Without the pictures, repeat the listing character for character.

— Start of Data block —

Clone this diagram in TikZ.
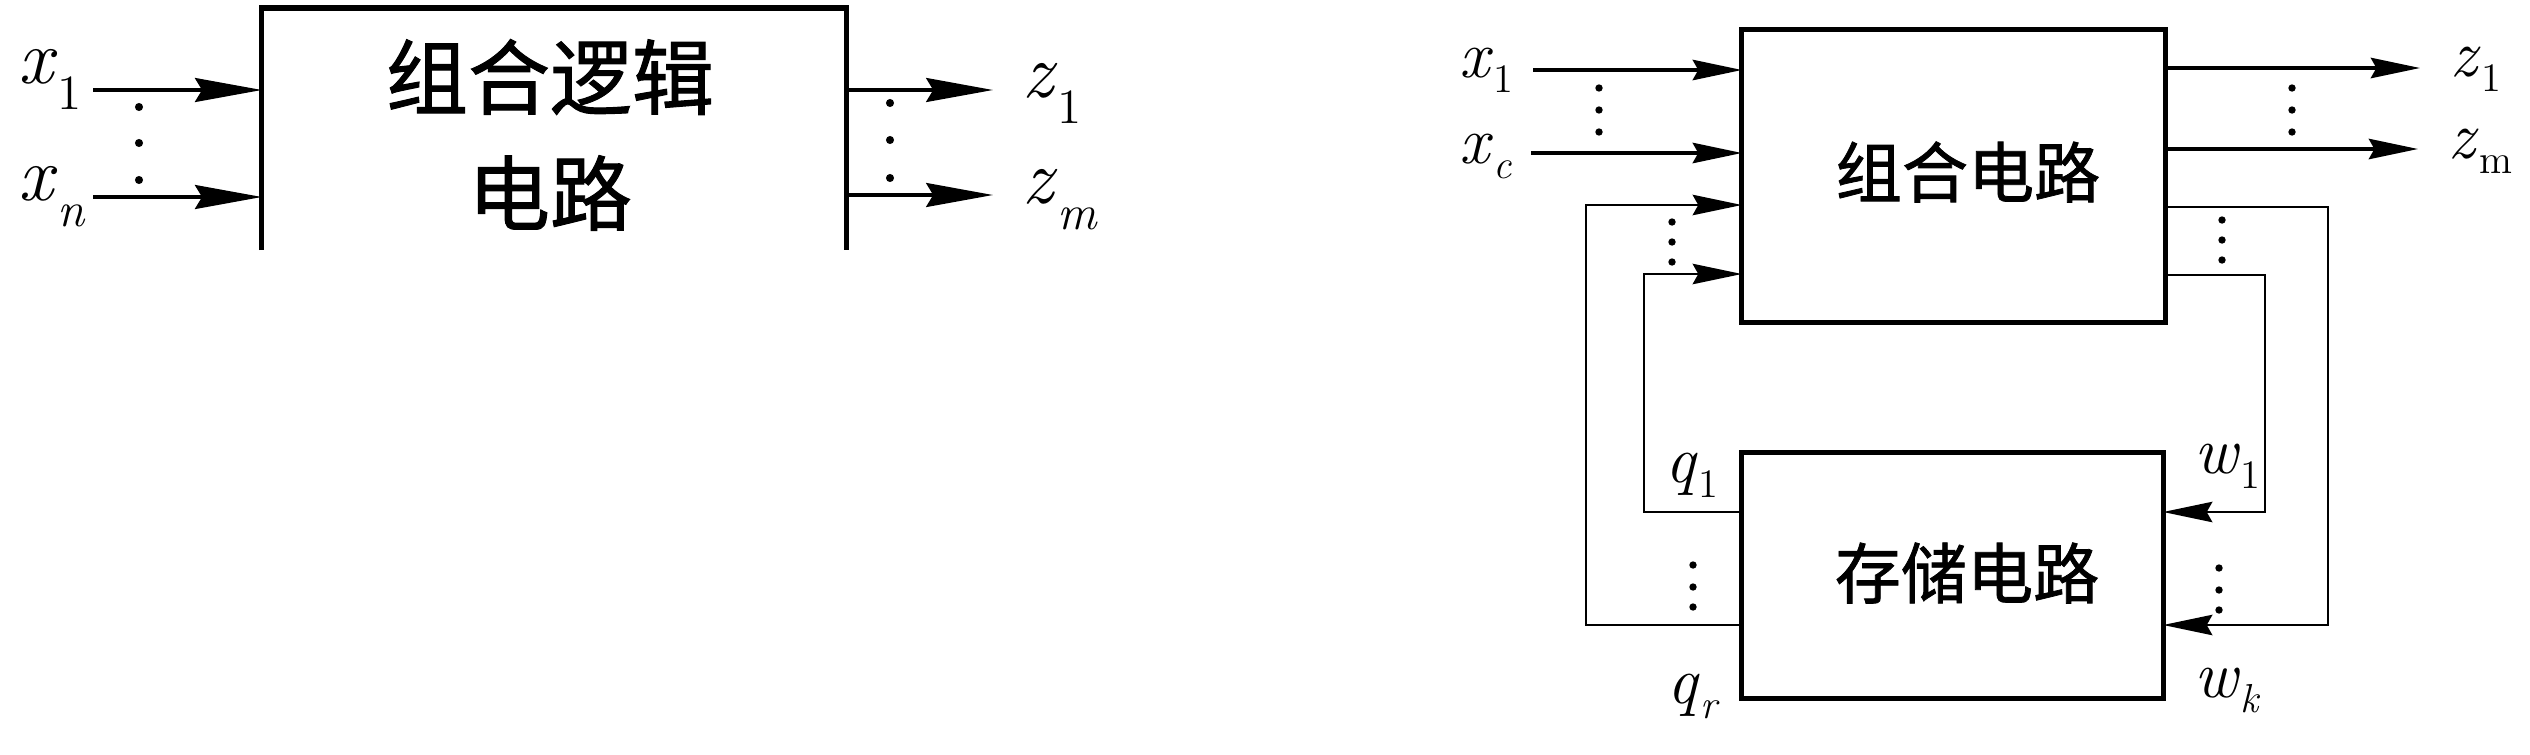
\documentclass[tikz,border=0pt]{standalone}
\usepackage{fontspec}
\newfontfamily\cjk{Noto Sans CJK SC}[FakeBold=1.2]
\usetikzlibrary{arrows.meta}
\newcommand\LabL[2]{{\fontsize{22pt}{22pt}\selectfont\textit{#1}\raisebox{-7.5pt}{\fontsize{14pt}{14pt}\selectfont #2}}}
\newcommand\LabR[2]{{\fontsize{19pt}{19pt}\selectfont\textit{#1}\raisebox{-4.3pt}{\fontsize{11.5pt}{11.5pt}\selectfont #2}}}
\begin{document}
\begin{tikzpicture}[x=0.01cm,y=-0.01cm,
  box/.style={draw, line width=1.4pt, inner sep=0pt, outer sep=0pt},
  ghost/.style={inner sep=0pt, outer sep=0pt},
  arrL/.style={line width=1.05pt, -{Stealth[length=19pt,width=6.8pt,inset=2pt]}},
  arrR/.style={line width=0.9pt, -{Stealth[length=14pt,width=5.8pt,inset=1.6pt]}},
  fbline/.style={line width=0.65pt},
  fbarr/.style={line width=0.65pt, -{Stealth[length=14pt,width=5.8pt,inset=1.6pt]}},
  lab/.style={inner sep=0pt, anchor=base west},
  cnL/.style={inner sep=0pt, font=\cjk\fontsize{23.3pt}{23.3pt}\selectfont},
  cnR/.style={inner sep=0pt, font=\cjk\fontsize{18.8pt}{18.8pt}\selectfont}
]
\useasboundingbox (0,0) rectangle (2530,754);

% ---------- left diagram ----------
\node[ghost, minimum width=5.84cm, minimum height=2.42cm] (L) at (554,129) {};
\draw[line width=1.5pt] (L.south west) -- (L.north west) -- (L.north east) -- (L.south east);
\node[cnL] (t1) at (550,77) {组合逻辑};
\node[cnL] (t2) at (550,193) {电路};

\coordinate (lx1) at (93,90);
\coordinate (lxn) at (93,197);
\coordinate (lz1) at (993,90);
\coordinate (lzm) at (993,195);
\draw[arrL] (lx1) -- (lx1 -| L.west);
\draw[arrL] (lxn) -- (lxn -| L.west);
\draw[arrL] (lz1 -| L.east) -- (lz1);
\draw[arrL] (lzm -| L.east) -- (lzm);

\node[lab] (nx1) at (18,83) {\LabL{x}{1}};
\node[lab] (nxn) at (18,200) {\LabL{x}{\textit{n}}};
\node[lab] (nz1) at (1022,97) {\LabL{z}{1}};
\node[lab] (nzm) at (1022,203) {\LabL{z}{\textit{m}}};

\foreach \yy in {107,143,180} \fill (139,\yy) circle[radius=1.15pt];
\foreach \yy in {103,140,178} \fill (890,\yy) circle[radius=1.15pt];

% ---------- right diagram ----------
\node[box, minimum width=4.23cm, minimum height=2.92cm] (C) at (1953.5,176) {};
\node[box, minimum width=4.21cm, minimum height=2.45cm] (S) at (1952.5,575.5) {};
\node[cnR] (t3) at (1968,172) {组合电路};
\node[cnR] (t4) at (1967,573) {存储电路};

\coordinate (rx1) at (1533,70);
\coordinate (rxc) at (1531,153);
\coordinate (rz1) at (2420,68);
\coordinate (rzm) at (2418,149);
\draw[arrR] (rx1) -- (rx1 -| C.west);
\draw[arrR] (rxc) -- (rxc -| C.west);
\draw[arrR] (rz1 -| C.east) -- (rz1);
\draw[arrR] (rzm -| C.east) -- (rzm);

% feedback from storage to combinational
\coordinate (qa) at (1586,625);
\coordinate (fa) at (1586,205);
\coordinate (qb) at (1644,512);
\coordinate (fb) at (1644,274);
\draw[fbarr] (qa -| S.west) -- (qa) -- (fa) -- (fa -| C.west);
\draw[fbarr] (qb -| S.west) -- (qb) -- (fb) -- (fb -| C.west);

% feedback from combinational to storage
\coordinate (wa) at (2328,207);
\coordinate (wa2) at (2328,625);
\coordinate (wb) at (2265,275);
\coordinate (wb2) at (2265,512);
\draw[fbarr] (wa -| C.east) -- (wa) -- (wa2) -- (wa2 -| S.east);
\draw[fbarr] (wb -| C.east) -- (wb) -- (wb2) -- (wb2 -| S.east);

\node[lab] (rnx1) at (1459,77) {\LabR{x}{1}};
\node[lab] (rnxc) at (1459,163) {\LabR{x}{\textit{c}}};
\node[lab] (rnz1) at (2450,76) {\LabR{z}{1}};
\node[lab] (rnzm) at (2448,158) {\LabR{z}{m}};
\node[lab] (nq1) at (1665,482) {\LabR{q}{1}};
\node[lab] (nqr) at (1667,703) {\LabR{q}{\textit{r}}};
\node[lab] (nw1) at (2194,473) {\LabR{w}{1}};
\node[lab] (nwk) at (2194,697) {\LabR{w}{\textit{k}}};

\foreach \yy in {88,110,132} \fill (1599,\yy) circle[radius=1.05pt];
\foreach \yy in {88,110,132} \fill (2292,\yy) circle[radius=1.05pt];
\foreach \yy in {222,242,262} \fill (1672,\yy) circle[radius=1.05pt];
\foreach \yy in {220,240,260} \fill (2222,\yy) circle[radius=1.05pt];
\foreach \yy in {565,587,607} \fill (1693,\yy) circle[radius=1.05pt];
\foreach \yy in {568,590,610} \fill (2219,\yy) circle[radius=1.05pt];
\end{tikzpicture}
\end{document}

— End of Data block —

_Response to this task_
Clone this diagram in TikZ.
\documentclass[tikz,border=0pt]{standalone}
\usepackage{fontspec}
\newfontfamily\cjk{Noto Sans CJK SC}[FakeBold=1.2]
\usetikzlibrary{arrows.meta}
\newcommand\LabL[2]{{\fontsize{22pt}{22pt}\selectfont\textit{#1}\raisebox{-7.5pt}{\fontsize{14pt}{14pt}\selectfont #2}}}
\newcommand\LabR[2]{{\fontsize{19pt}{19pt}\selectfont\textit{#1}\raisebox{-4.3pt}{\fontsize{11.5pt}{11.5pt}\selectfont #2}}}
\begin{document}
\begin{tikzpicture}[x=0.01cm,y=-0.01cm,
  box/.style={draw, line width=1.4pt, inner sep=0pt, outer sep=0pt},
  ghost/.style={inner sep=0pt, outer sep=0pt},
  arrL/.style={line width=1.05pt, -{Stealth[length=19pt,width=6.8pt,inset=2pt]}},
  arrR/.style={line width=0.9pt, -{Stealth[length=14pt,width=5.8pt,inset=1.6pt]}},
  fbline/.style={line width=0.65pt},
  fbarr/.style={line width=0.65pt, -{Stealth[length=14pt,width=5.8pt,inset=1.6pt]}},
  lab/.style={inner sep=0pt, anchor=base west},
  cnL/.style={inner sep=0pt, font=\cjk\fontsize{23.3pt}{23.3pt}\selectfont},
  cnR/.style={inner sep=0pt, font=\cjk\fontsize{18.8pt}{18.8pt}\selectfont}
]
\useasboundingbox (0,0) rectangle (2530,754);

% ---------- left diagram ----------
\node[ghost, minimum width=5.84cm, minimum height=2.42cm] (L) at (554,129) {};
\draw[line width=1.5pt] (L.south west) -- (L.north west) -- (L.north east) -- (L.south east);
\node[cnL] (t1) at (550,77) {组合逻辑};
\node[cnL] (t2) at (550,193) {电路};

\coordinate (lx1) at (93,90);
\coordinate (lxn) at (93,197);
\coordinate (lz1) at (993,90);
\coordinate (lzm) at (993,195);
\draw[arrL] (lx1) -- (lx1 -| L.west);
\draw[arrL] (lxn) -- (lxn -| L.west);
\draw[arrL] (lz1 -| L.east) -- (lz1);
\draw[arrL] (lzm -| L.east) -- (lzm);

\node[lab] (nx1) at (18,83) {\LabL{x}{1}};
\node[lab] (nxn) at (18,200) {\LabL{x}{\textit{n}}};
\node[lab] (nz1) at (1022,97) {\LabL{z}{1}};
\node[lab] (nzm) at (1022,203) {\LabL{z}{\textit{m}}};

\foreach \yy in {107,143,180} \fill (139,\yy) circle[radius=1.15pt];
\foreach \yy in {103,140,178} \fill (890,\yy) circle[radius=1.15pt];

% ---------- right diagram ----------
\node[box, minimum width=4.23cm, minimum height=2.92cm] (C) at (1953.5,176) {};
\node[box, minimum width=4.21cm, minimum height=2.45cm] (S) at (1952.5,575.5) {};
\node[cnR] (t3) at (1968,172) {组合电路};
\node[cnR] (t4) at (1967,573) {存储电路};

\coordinate (rx1) at (1533,70);
\coordinate (rxc) at (1531,153);
\coordinate (rz1) at (2420,68);
\coordinate (rzm) at (2418,149);
\draw[arrR] (rx1) -- (rx1 -| C.west);
\draw[arrR] (rxc) -- (rxc -| C.west);
\draw[arrR] (rz1 -| C.east) -- (rz1);
\draw[arrR] (rzm -| C.east) -- (rzm);

% feedback from storage to combinational
\coordinate (qa) at (1586,625);
\coordinate (fa) at (1586,205);
\coordinate (qb) at (1644,512);
\coordinate (fb) at (1644,274);
\draw[fbarr] (qa -| S.west) -- (qa) -- (fa) -- (fa -| C.west);
\draw[fbarr] (qb -| S.west) -- (qb) -- (fb) -- (fb -| C.west);

% feedback from combinational to storage
\coordinate (wa) at (2328,207);
\coordinate (wa2) at (2328,625);
\coordinate (wb) at (2265,275);
\coordinate (wb2) at (2265,512);
\draw[fbarr] (wa -| C.east) -- (wa) -- (wa2) -- (wa2 -| S.east);
\draw[fbarr] (wb -| C.east) -- (wb) -- (wb2) -- (wb2 -| S.east);

\node[lab] (rnx1) at (1459,77) {\LabR{x}{1}};
\node[lab] (rnxc) at (1459,163) {\LabR{x}{\textit{c}}};
\node[lab] (rnz1) at (2450,76) {\LabR{z}{1}};
\node[lab] (rnzm) at (2448,158) {\LabR{z}{m}};
\node[lab] (nq1) at (1665,482) {\LabR{q}{1}};
\node[lab] (nqr) at (1667,703) {\LabR{q}{\textit{r}}};
\node[lab] (nw1) at (2194,473) {\LabR{w}{1}};
\node[lab] (nwk) at (2194,697) {\LabR{w}{\textit{k}}};

\foreach \yy in {88,110,132} \fill (1599,\yy) circle[radius=1.05pt];
\foreach \yy in {88,110,132} \fill (2292,\yy) circle[radius=1.05pt];
\foreach \yy in {222,242,262} \fill (1672,\yy) circle[radius=1.05pt];
\foreach \yy in {220,240,260} \fill (2222,\yy) circle[radius=1.05pt];
\foreach \yy in {565,587,607} \fill (1693,\yy) circle[radius=1.05pt];
\foreach \yy in {568,590,610} \fill (2219,\yy) circle[radius=1.05pt];
\end{tikzpicture}
\end{document}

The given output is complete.